The location is significant, said Al Jazeera’s Fahmida Miller, reporting from Cape Town, as “it’s been an important signal against oppression here in South Africa, especially during the decades of apartheid”.
The people gathered here “have condemned what Israel has done”, Miller said.
“They want the entry of international journalists into Gaza in addition to the work being done by Palestinian journalists,” she said. “People here are angry.”
Journalist Zubeida Jaffer told Miller, “I was one of the journalists who were targeted, you know those media that documented apartheid, so this really resonates with me.”
Miller said, “The South African government has previously condemned the killing of journalists in Gaza, specifically in 2022 when Shireen Abu Akleh was killed. The South African government had said it was a violation of international law.”
Abu Akleh was a Palestinian-American journalist who worked as a reporter for 25 years for Al Jazeera, before she was killed by Israeli forces while covering a raid on the Jenin refugee camp in the Israeli-occupied West Bank.
In December 2023, South Africa brought a case before the International Court of Justice, accusing Israel of committing genocide in the Gaza Strip.
United Kingdom
Reporters belonging to the UK branches of the National Union of Journalists paid their respects on Wednesday to the slain Al Jazeera workers outside the prime minister’s residence at Number 10 Downing Street, said Al Jazeera’s Jonah Hull, reporting from London.

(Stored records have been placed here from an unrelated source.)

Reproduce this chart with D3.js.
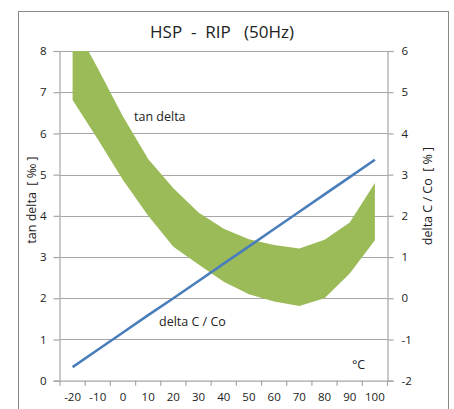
<!DOCTYPE html>
<html><head><meta charset="utf-8">
<script src="https://cdn.jsdelivr.net/npm/d3@7"></script>
<style>body{margin:0;background:#fff}svg{display:block}text{font-family:"Open Sans","Liberation Sans",sans-serif;fill:#222;white-space:pre}</style>
</head><body><svg id="c" width="454" height="409"></svg>
<script>
const categories = [-20,-10,0,10,20,30,40,50,60,70,80,90,100];
const tanDeltaLower = [6.81,5.86,4.87,4.0,3.25,2.82,2.4,2.1,1.92,1.81,2.0,2.6,3.41];
const tanDeltaUpper = [8.7,7.58,6.41,5.38,4.67,4.08,3.69,3.43,3.29,3.21,3.42,3.84,4.8];
const deltaCCo = [-1.67,-1.25,-0.83,-0.41,0.0,0.42,0.84,1.26,1.68,2.1,2.52,2.94,3.36];
const leftTicks = [0,1,2,3,4,5,6,7,8];
const rightTicks = [-2,-1,0,1,2,3,4,5,6];

const svg = d3.select("#c");
const L=60, R=387.5, T=51, B=380.7;
svg.append("rect").attr("x",18.5).attr("y",11.5).attr("width",430).attr("height",420)
  .attr("fill","none").attr("stroke","#888").attr("stroke-width",1);

const x = d3.scaleBand().domain(categories).range([L,R]).padding(0);
const yL = d3.scaleLinear().domain([0,8]).range([B,T]);
const yR = d3.scaleLinear().domain([-2,6]).range([B,T]);
const cx = d => x(d)+x.bandwidth()/2;

// gridlines
svg.append("g").selectAll("line").data(leftTicks.filter(d=>d>0)).join("line")
  .attr("x1",L).attr("x2",R).attr("y1",d=>Math.round(yL(d))+0.5).attr("y2",d=>Math.round(yL(d))+0.5)
  .attr("stroke","#a6a6a6").attr("stroke-width",1.2);

// band
svg.append("clipPath").attr("id","clip").append("rect").attr("x",L).attr("y",T).attr("width",R-L).attr("height",B-T);
const area = d3.area().x((d,i)=>cx(categories[i])).y0(d=>yL(d[0])).y1(d=>yL(d[1]));
svg.append("path").datum(tanDeltaLower.map((v,i)=>[v,tanDeltaUpper[i]]))
  .attr("d",area).attr("fill","#9BBB59").attr("clip-path","url(#clip)");

// line
const line = d3.line().x((d,i)=>cx(categories[i])).y(d=>yR(d));
svg.append("path").datum(deltaCCo).attr("d",line).attr("fill","none")
  .attr("stroke","#4A7EBB").attr("stroke-width",2.6);

// left axis
const gl = svg.append("g").attr("transform",`translate(${L-0.5},0)`)
  .call(d3.axisLeft(yL).tickValues(leftTicks).tickSize(6).tickPadding(7).tickFormat(d3.format("d")));
// right axis
const gr = svg.append("g").attr("transform",`translate(${R},0)`)
  .call(d3.axisRight(yR).tickValues(rightTicks).tickSize(6).tickPadding(8).tickFormat(d=>d<0?"-"+Math.abs(d):d));
[gl,gr].forEach(g=>{g.select(".domain").attr("stroke","#a6a6a6").attr("stroke-width",1.2);
  g.selectAll(".tick line").attr("stroke","#a6a6a6").attr("stroke-width",1.2);
  g.selectAll("text").style("font-size","11.5px").attr("fill","#222");});

// x axis
const gx = svg.append("g").attr("transform",`translate(0,${B})`)
  .call(d3.axisBottom(x).tickSize(0).tickPadding(12).tickFormat(d=>d<0?"-"+Math.abs(d):d));
gx.select(".domain").attr("stroke","#a6a6a6").attr("stroke-width",1.2);
gx.selectAll("text").style("font-size","11.5px").attr("fill","#222");
const edges = categories.map(d=>x(d)).concat([x.range()[1]]);
gx.append("g").selectAll("line").data(edges).join("line")
  .attr("x1",d=>d).attr("x2",d=>d).attr("y1",0).attr("y2",5).attr("stroke","#a6a6a6").attr("stroke-width",1.2);

// title
svg.append("text").attr("x",222).attr("y",38).attr("text-anchor","middle")
  .style("font-size","17px").text("HSP  -  RIP   (50Hz)");
// axis titles
svg.append("text").attr("transform","translate(36,200) rotate(-90)").attr("text-anchor","middle")
  .style("font-size","12.5px").text("tan delta  [ ‰ ]");
svg.append("text").attr("transform","translate(432,196) rotate(-90)").attr("text-anchor","middle")
  .style("font-size","12.5px").text("delta C / Co  [ % ]");
// annotations
svg.append("text").attr("x",134).attr("y",121).style("font-size","12.5px").text("tan delta");
svg.append("text").attr("x",159).attr("y",326).style("font-size","12.5px").text("delta C / Co");
svg.append("text").attr("x",352).attr("y",369).style("font-size","12.5px").text("°C");
</script></body></html>
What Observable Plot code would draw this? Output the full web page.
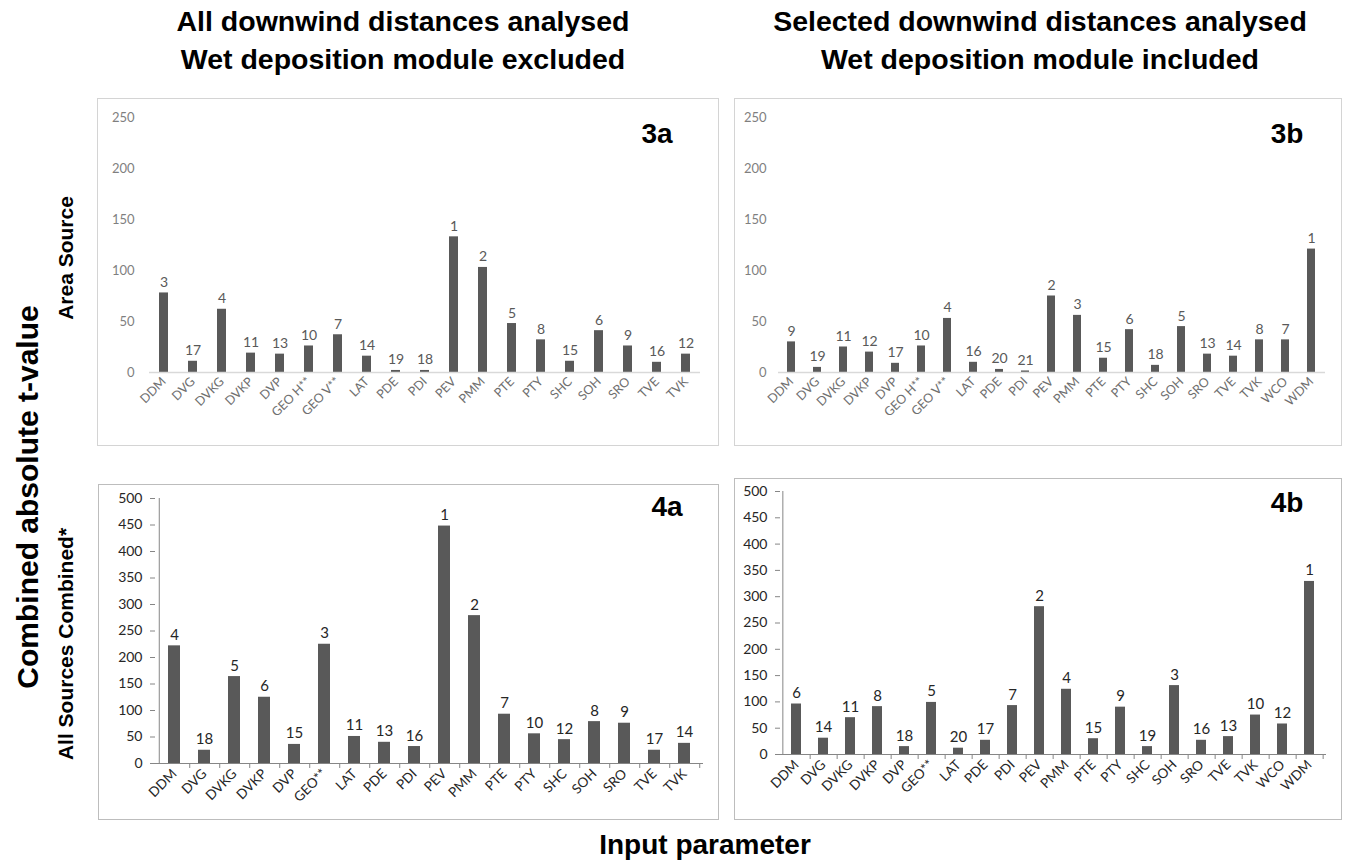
<!DOCTYPE html>
<html><head><meta charset="utf-8">
<script src="https://cdn.jsdelivr.net/npm/d3@7"></script>
<script src="https://cdn.jsdelivr.net/npm/@observablehq/plot@0.6"></script>
<style>
body{margin:0;background:#fff;width:1372px;height:863px;position:relative;overflow:hidden;font-family:"Liberation Sans",Arial,sans-serif}
.title{position:absolute;font-weight:bold;font-size:28.5px;text-align:center;line-height:38px;color:#000;white-space:nowrap;transform:translateX(-50%)}
.panel{position:absolute;outline:1.5px solid #d4d4d4;outline-offset:-1px;background:#fff}
.panel.dark{outline-color:#bdbdbd}
.panel svg{position:absolute;left:0;top:0}
.tag{position:absolute;font-weight:bold;font-size:28px;color:#000;transform:translate(-50%,-50%);font-family:"Liberation Sans Narrow","Liberation Sans",Arial,sans-serif}
.vlab{position:absolute;white-space:nowrap;transform:translate(-50%,-50%) rotate(-90deg);color:#000;font-weight:bold}
</style></head>
<body>
<div class="title" style="left:403px;top:2px">All downwind distances analysed<br>Wet deposition module excluded</div>
<div class="title" style="left:1040px;top:2px">Selected downwind distances analysed<br>Wet deposition module included</div>
<div class="vlab" style="left:28px;top:497px;font-size:30px">Combined absolute t-value</div>
<div class="vlab" style="left:66px;top:258px;font-size:21px">Area Source</div>
<div class="vlab" style="left:66px;top:644px;font-size:21px">All Sources Combined*</div>
<div id="p3a" class="panel" style="left:97px;top:98px;width:622px;height:348px"></div>
<div id="p3b" class="panel" style="left:734px;top:98px;width:608px;height:348px"></div>
<div id="p4a" class="panel dark" style="left:98px;top:484px;width:621px;height:336px"></div>
<div id="p4b" class="panel dark" style="left:734px;top:478px;width:608px;height:342px"></div>
<div class="tag" style="left:657px;top:134px">3a</div>
<div class="tag" style="left:1287px;top:134px">3b</div>
<div class="tag" style="left:667px;top:507px">4a</div>
<div class="tag" style="left:1287px;top:503px">4b</div>
<div style="position:absolute;left:705px;top:845px;transform:translate(-50%,-50%);font-family:'Liberation Sans Narrow','Liberation Sans',Arial,sans-serif;font-weight:bold;font-size:28px;white-space:nowrap">Input parameter</div>
<script>
// ---- data ----
const cats3a = ["DDM","DVG","DVKG","DVKP","DVP","GEO H**","GEO V**","LAT","PDE","PDI","PEV","PMM","PTE","PTY","SHC","SOH","SRO","TVE","TVK"];
const vals3a = [78,11,62,19,18,26,37,16,2,2,133,103,48,32,11,41,26,10,18];
const ranks3a = [3,17,4,11,13,10,7,14,19,18,1,2,5,8,15,6,9,16,12];

const cats3b = ["DDM","DVG","DVKG","DVKP","DVP","GEO H**","GEO V**","LAT","PDE","PDI","PEV","PMM","PTE","PTY","SHC","SOH","SRO","TVE","TVK","WCO","WDM"];
const vals3b = [30,5,25,20,9,26,53,10,3,1.5,75,56,14,42,7,45,18,16,32,32,121];
const ranks3b = [9,19,11,12,17,10,4,16,20,21,2,3,15,6,18,5,13,14,8,7,1];

const cats4a = ["DDM","DVG","DVKG","DVKP","DVP","GEO**","LAT","PDE","PDI","PEV","PMM","PTE","PTY","SHC","SOH","SRO","TVE","TVK"];
const vals4a = [222,25,164,125,36,225,51,40,32,448,279,93,56,45,79,76,25,38];
const ranks4a = [4,18,5,6,15,3,11,13,16,1,2,7,10,12,8,9,17,14];

const cats4b = ["DDM","DVG","DVKG","DVKP","DVP","GEO**","LAT","PDE","PDI","PEV","PMM","PTE","PTY","SHC","SOH","SRO","TVE","TVK","WCO","WDM"];
const vals4b = [96,31,70,91,15,99,12,27,93,281,124,30,90,15,131,27,34,75,58,329];
const ranks4b = [6,14,11,8,18,5,20,17,7,2,4,15,9,19,3,16,13,10,12,1];

const ticks250 = [0,50,100,150,200,250];
const ticks500 = [0,50,100,150,200,250,300,350,400,450,500];

function panel(cfg) {
  const {cats, vals, ranks, yTicks, width, height, m, pad, big} = cfg;
  const data = cats.map((c, i) => ({param: c, value: vals[i], rank: ranks[i]}));
  const step = (width - m.l - m.r) / cats.length;
  const yMax = d3.max(yTicks);
  const axisCol = "#868686";
  const marks = [];
  if (big) {
    marks.push(Plot.axisX({ticks: cats, tickSize: 5, tickFormat: () => "", dx: step / 2, stroke: axisCol, label: null}));
    marks.push(Plot.ruleX([cats[0]], {dx: -step / 2, y1: 0, y2: yMax, stroke: axisCol}));
  }
  marks.push(Plot.barY(data, {x: "param", y: "value", fill: "#595959"}));
  marks.push(Plot.ruleY([0], {stroke: big ? axisCol : "#d9d9d9", strokeWidth: big ? 1 : 1.5}));
  marks.push(Plot.text(data, {x: "param", y: "value", text: d => String(d.rank), dy: -6, lineAnchor: "bottom",
    fill: big ? "#262626" : "#595959", fontSize: big ? 15 : 14}));
  marks.push(Plot.axisY({ticks: yTicks, tickSize: big ? 5 : 0, tickPadding: big ? 8 : cfg.yPad, tickFormat: d => String(d),
    stroke: axisCol, fill: big ? "#262626" : "#7f7f7f", fontSize: big ? 14 : 13, label: null}));
  marks.push(Plot.axisX({tickSize: 0, tickRotate: -45, tickPadding: big ? 8 : 7, fill: big ? "#262626" : "#6f6f6f",
    fontSize: big ? 13.5 : 12.5, label: null}));
  return Plot.plot({
    width, height, marginTop: m.t, marginRight: m.r, marginBottom: m.b, marginLeft: m.l,
    x: {domain: cats, paddingInner: pad, paddingOuter: pad / 2, label: null},
    y: {domain: [0, yMax], label: null},
    style: {fontFamily: "Lato, 'Open Sans', sans-serif", background: "transparent", overflow: "visible"},
    marks
  });
}

document.getElementById("p3a").append(panel({cats: cats3a, vals: vals3a, ranks: ranks3a, yTicks: ticks250,
  width: 622, height: 348, m: {t: 19, r: 19, b: 74, l: 52}, pad: 0.68, big: false, yPad: 15}));
document.getElementById("p3b").append(panel({cats: cats3b, vals: vals3b, ranks: ranks3b, yTicks: ticks250,
  width: 608, height: 348, m: {t: 19, r: 17, b: 74, l: 44}, pad: 0.68, big: false, yPad: 12}));
document.getElementById("p4a").append(panel({cats: cats4a, vals: vals4a, ranks: ranks4a, yTicks: ticks500,
  width: 621, height: 336, m: {t: 14, r: 16, b: 57, l: 57}, pad: 0.615, big: true}));
document.getElementById("p4b").append(panel({cats: cats4b, vals: vals4b, ranks: ranks4b, yTicks: ticks500,
  width: 608, height: 342, m: {t: 13, r: 16, b: 66, l: 46}, pad: 0.62, big: true}));
</script>
</body></html>
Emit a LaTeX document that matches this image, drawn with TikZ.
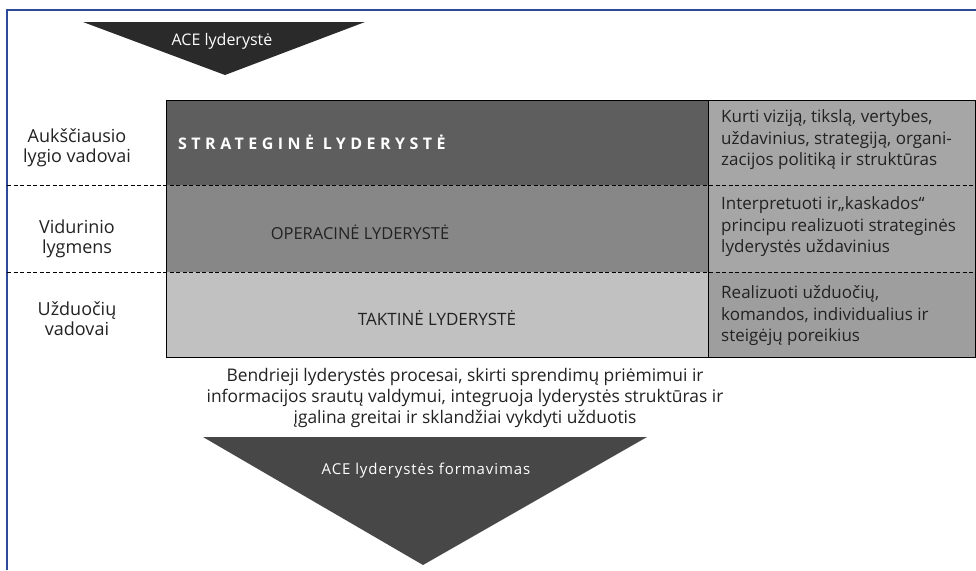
\documentclass[tikz,border=0pt]{standalone}
\usepackage{fontspec}
\setmainfont{Open Sans}
\begin{document}
\begin{tikzpicture}[x=1pt,y=-1pt,
  frameline/.style={draw=frameblue,line width=1.2pt},
  divider/.style={draw=black,line width=0.8pt,dash pattern=on 4pt off 2.5pt},
  leftlabel/.style={align=center,text=labeltext,font=\fontsize{18}{20}\selectfont,inner sep=0pt},
  desc/.style={align=left,anchor=west,text=labeltext,font=\fontsize{17}{21.5}\selectfont,inner sep=0pt},
  bandtitle/.style={text=labeltext,font=\fontsize{16.5}{18}\selectfont,inner sep=0pt},
  arrowtext/.style={text=white,font=\fontsize{16}{18}\selectfont,inner sep=0pt}]
\definecolor{frameblue}{HTML}{2E4A9A}
\definecolor{labeltext}{HTML}{222222}
\definecolor{topfill}{HTML}{2A2A2A}
\definecolor{bottomfill}{HTML}{474747}
\definecolor{rowA}{HTML}{5E5E5E}
\definecolor{rowB}{HTML}{878787}
\definecolor{rowC}{HTML}{C1C1C1}
\definecolor{sideA}{HTML}{A6A6A6}
\definecolor{sideB}{HTML}{A6A6A6}
\definecolor{sideC}{HTML}{9E9E9E}
\useasboundingbox (0,0) rectangle (976,570);
\fill[white] (0,0) rectangle (976,570);

% page frame
\draw[frameline] (7,570) -- (7,10) -- (976,10);

% top arrow
\fill[topfill] (83,22) -- (365,22) -- (225,75) -- cycle;
\node[arrowtext] (acetop) at (222,41) {ACE lyderystė};

% level bands
\fill[rowA] (166,100) rectangle (708,185);
\fill[sideA] (708,100) rectangle (975,185);
\fill[rowB] (166,185) rectangle (708,272);
\fill[sideB] (708,185) rectangle (975,272);
\fill[rowC] (166,272) rectangle (708,357);
\fill[sideC] (708,272) rectangle (975,357);
\draw[black,line width=0.9pt] (166,100) rectangle (975,357);
\draw[black,line width=0.9pt] (708,100) -- (708,357);
\draw[divider] (7,185) -- (975,185);
\draw[divider] (7,272) -- (975,272);

% level labels
\node[leftlabel] (lvtop) at (77,148) {Aukščiausio\\lygio vadovai};
\node[leftlabel] (lvmid) at (77,239) {Vidurinio\\lygmens};
\node[leftlabel] (lvlow) at (77,319) {Užduočių\\vadovai};

% band titles
\node[anchor=west,inner sep=0pt,text=white,
      font=\fontsize{16}{18}\bfseries\addfontfeature{LetterSpace=28}\selectfont]
      (strat) at (178,142) {STRATEGINĖ LYDERYSTĖ};
\node[bandtitle] (oper) at (360,232) {OPERACINĖ LYDERYSTĖ};
\node[bandtitle,font=\fontsize{17}{18}\selectfont] (takt) at (437,318) {TAKTINĖ LYDERYSTĖ};

% band descriptions
\node[desc] (dstrat) at (721,140) {Kurti viziją, tikslą, vertybes,\\uždavinius, strategiją, organi-\\zacijos politiką ir struktūras};
\node[desc] (doper) at (721,227) {Interpretuoti ir„kaskados“\\principu realizuoti strateginės\\lyderystės uždavinius};
\node[desc] (dtakt) at (721,316) {Realizuoti užduočių,\\komandos, individualius ir\\steigėjų poreikius};

% shared processes
\node[align=center,text=labeltext,font=\fontsize{17.4}{21}\selectfont,inner sep=0pt]
  (procs) at (465,398) {Bendrieji lyderystės procesai, skirti sprendimų priėmimui ir\\informacijos srautų valdymui, integruoja lyderystės struktūras ir\\įgalina greitai ir sklandžiai vykdyti užduotis};

% bottom arrow
\fill[bottomfill] (203,437) -- (647,437) -- (423,565) -- cycle;
\node[arrowtext,font=\fontsize{15}{18}\addfontfeature{LetterSpace=6}\selectfont] (acebot) at (426,471) {ACE lyderystės formavimas};
\end{tikzpicture}
\end{document}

The reporters, holding placards bearing the names of journalists killed since Israel’s war on Gaza began, read out the names of each journalist that appeared on their placard and “symbolically, recited Islamic funeral prayers” for those killed on Sunday, said Hull.
Those present “have really condemned the British government … talking about its complicity in what is going on in Gaza, for not doing more and speaking out more,” said Hull.
While British Prime Minister Keir Starmer on Monday “talked about his grave concern” about the killings of the Al Jazeera journalists, those present on Wednesday “want outright condemnation and nothing less”, said Hull.
“They also want the government to take firm steps to pressure the Israeli government to ensure the safety of journalists in Gaza, importantly to allow international journalists into Gaza to be able to work freely there and for an independent investigation to be carried out by … the International Criminal Court in order to provide justice and accountability for those involved.”
Last week, Starmer condemned Israel’s plans to take over Gaza City, saying they were “wrong” and “will only bring more bloodshed”. He has also announced that the UK will recognise a Palestinian state in September unless Israel meets certain conditions, including agreeing to a ceasefire in Gaza and reviving the prospect of a two-state solution.
Philippines
Students, campus journalists and activists gathered at the University of the Philippines on Wednesday to express outrage at the killing of the Al Jazeera journalists.
They say “the attack … is a deliberate cover-up by Israel of its crimes against humanity” in the Gaza Strip, said Al Jazeera’s Barnaby Lo, reporting from Manila.
“They also describe the accusation that Anas al-Sharif, one of the most prominent voices reporting from within Gaza, is a member of Hamas is baseless,” said Lo, noting that protesters say “this is an age-old tactic used by governments who are bent on silencing the truth”.
“Any imperialist power … will choose a scapegoat to use as a pretext, however false it is,” campus journalist Karl Patrick Suyat told Lo.
These protesters also gathered to urge “the international community to ramp up pressure on Israel to stop its genocide, including for the Philippine government to cut its trade and defence ties with Israel”, said Lo.
The Philippines is the third-largest importer of Israeli weapons.
In June, the Philippines voted in favour of a United Nations General Assembly resolution demanding an immediate and lasting ceasefire in Gaza. This resolution also condemned Israel’s use of starvation as a weapon of war and called for Israel to lift its blockade on humanitarian aid in Gaza.